Grâce à l’approche par les capabilités, il apparaît non seulement que le théorème d’impossibilité d’Arrow peut être dépassé, mais aussi que l’économie normative ne se cantonne plus aux questions d’efficacité et peut intégrer celles qui ont trait à l’équité et à la liberté — devenant en quelque sorte une économie de la justice sociale. Ce qui est moins clair c’est la manière dont l’approche par les capabilités peut être utilisée dans le cadre d’une théorie du choix social systématique. Sen n’est absolument pas explicite sur ce point, mais semble laisser entendre que la réponse est oui :

‘On ne peut pas comprendre la force de la préoccupation publique pour la pauvreté, la faim, l’inégalité ou la tyrannie, sans faire des comparaisons interpersonnelles d’une forme ou d’une autre. L’information sur laquelle repose nos jugements non formels sur ces questions est précisément le type d’information qui doit être — et peut être — incorporé dans l’analyse formelle du choix social systématique. (Ibid., p. 201)’

Or, nous avons montré que l’approche par les capabilités est loin de pouvoir être saisie et appliquée d’une manière systématique. Il apparaît donc chez Sen une certaine tension entre ce qu’il prétend faire et ce qu’il propose véritablement. Cette tension est sans doute liée aux exigences méthodologiques et épistémologiques des économistes et la perspective finalement peu orthodoxe que semble promouvoir Sen — peut-être difficilement avouable lorsque la profession lui décerne l’ultime reconnaissance.

Dans notre première partie, nous avions surtout considéré la part de réflexion éthique en lien avec des problèmes d’économie du développement que contient indiscutablement l’approche par les capabilités de Sen. Notre deuxième partie sera consacrée à la démonstration que cette approche constitue une réponse au théorème d’impossibilité d’Arrow — soit une manière de fonder démocratiquement les choix collectifs et les évaluations sociales — et une avancée vers une nouvelle forme d’économie normative, non welfariste. Il s’agira principalement de répondre à deux questions : 1) Dans quelle mesure les travaux de Sen en théorie du choix social ont eu un impact décisif sur la formulation et le développement de son approche par les capabilités ? 2) Que représente l’approche par les capabilités dans l’histoire de la discipline économique ?

Nous verrons que les questions auxquelles entend répondre Sen avec son approche par les capabilités viennent principalement de son exploration de la théorie du choix social et de sa détermination à sortir la discipline de l’impasse devant laquelle elle se trouve suite au chemin emprunté par les économistes du bien-être au cours du XXème siècle.
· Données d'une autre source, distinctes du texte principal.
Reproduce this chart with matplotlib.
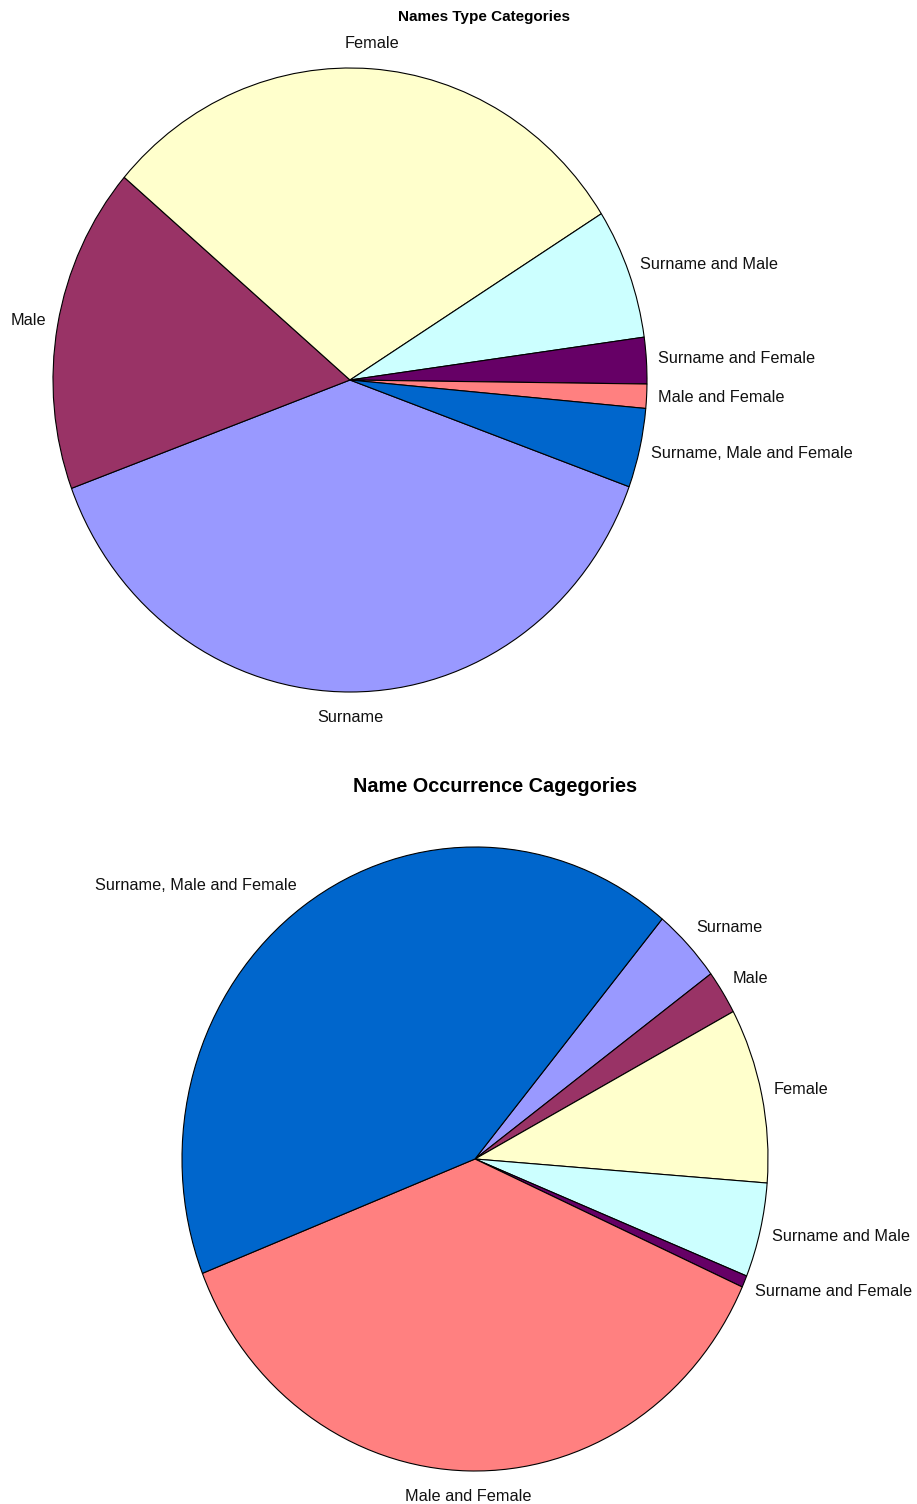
import numpy as np
import matplotlib.pyplot as plt

plt.rcParams['font.family'] = ['Liberation Sans', 'DejaVu Sans']

# category order is shared by both charts (clockwise)
categories = ['Surname', 'Male', 'Female', 'Surname and Male',
              'Surname and Female', 'Male and Female', 'Surname, Male and Female']
colors = ['#9999FF', '#993366', '#FFFFCC', '#CCFFFF', '#660066', '#FF8080', '#0066CC']

# percentages
type_share = [38.8, 16.9, 29.8, 6.75, 2.4, 1.25, 4.1]
occurrence_share = [3.86, 2.28, 9.06, 4.89, 0.61, 37.3, 42.0]

W, H = 917, 1504
fig = plt.figure(figsize=(W / 100, H / 100), dpi=100)


def pie_axes(cx, cy, rx, ry):
    # axes spanning the ellipse bounding box, given in pixels from top-left
    return fig.add_axes([(cx - rx) / W, 1 - (cy + ry) / H, 2 * rx / W, 2 * ry / H])


def draw_pie(ax, values, start, labels):
    wedges, _ = ax.pie(values, colors=colors, startangle=start, counterclock=False,
                       radius=1, wedgeprops=dict(edgecolor='black', linewidth=0.8))
    ax.set_aspect('auto')
    ax.set_xlim(-1, 1)
    ax.set_ylim(-1, 1)
    for w, lab in zip(wedges, labels):
        ang = np.deg2rad((w.theta1 + w.theta2) / 2)
        c, s = np.cos(ang), np.sin(ang)
        if c > 0.1:
            ha = 'left'
        elif c < -0.1:
            ha = 'right'
        else:
            ha = 'center'
        ax.annotate(lab, xy=(1.04 * c, 1.04 * s), xytext=(0, 9.5 * s),
                    textcoords='offset points', ha=ha, va='center',
                    fontsize=11.7, color='#111111', annotation_clip=False)


ax1 = pie_axes(350, 380, 297, 312)
draw_pie(ax1, type_share, -20, categories)
fig.text(484 / W, 1 - 17 / H, 'Names Type Categories', ha='center', va='center',
         fontsize=11, fontweight='bold')

ax2 = pie_axes(475, 1159, 293, 312)
draw_pie(ax2, occurrence_share, 50.3, categories)
fig.text(495 / W, 1 - 787 / H, 'Name Occurrence Cagegories', ha='center', va='center',
         fontsize=14.3, fontweight='bold')

fig.savefig('out.png', dpi=100, facecolor='white')
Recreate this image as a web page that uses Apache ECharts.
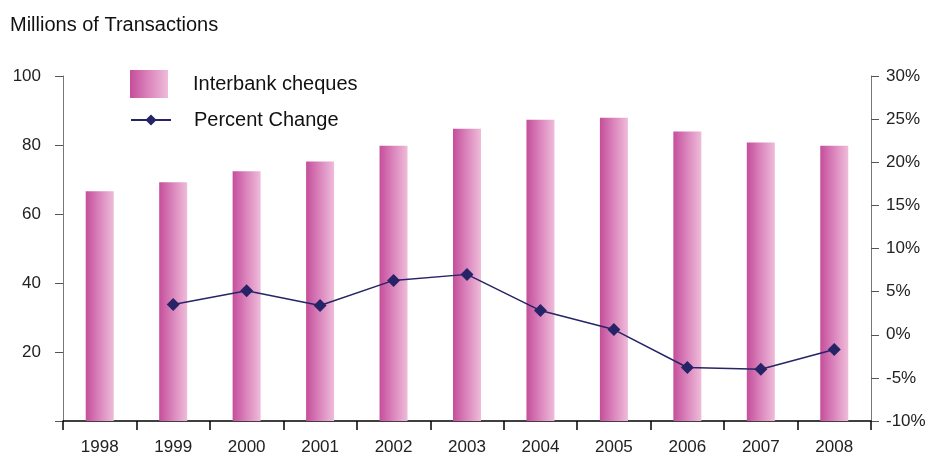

Son approche représente une avancée certaine pour l’économie normative, après les différentes étapes qu’ont constituées l’économie du bien-être, la nouvelle économie du bien-être et la théorie du choix social. Sa perspective reste encore très marquée par les outils et les concepts utilisés à chacune de ces étapes, mais semble toutefois amorcer un changement de perspective méthodologique, et certainement ontologique. En outre, si l’économie du bien-être était jusque là plutôt néoclassique, Sen apparaît toutefois plus proche de la pensée libérale des classiques telle que l’ont élaborée Adam Smith et John Stuart Mill que de celle des marginalistes. Ses travaux ne doivent pas, nous semble-t-il, être perçu comme le passage obligé d’un dépassement, d’une marche vers un progrès certain et continu. S’il y a bien la volonté chez Sen de dépasser le théorème d’impossibilité d’Arrow, ses avancées puisent autant leurs sources dans un dialogue avec ses contemporains que dans les écrits des théoriciens d’autres siècles. Les interrogations sur ce qui a de la valeur dans la vie humaine, sur la manière de prendre de décisions collectives ou sur le sens de la justice ont suivi un cheminement discontinu dans l’histoire des sciences humaines, et Sen a bien compris que sa construction théorique se devait en quelque sorte être une « recomposition », une réflexion à partir des résultats et des insatisfactions d’aujourd’hui mais ponctuée de retours en arrière.

Notes
168.

Réflexion qu’il a notamment exprimée et résumée dans son ouvrage On Ethics and Economics (Sen, 1987a).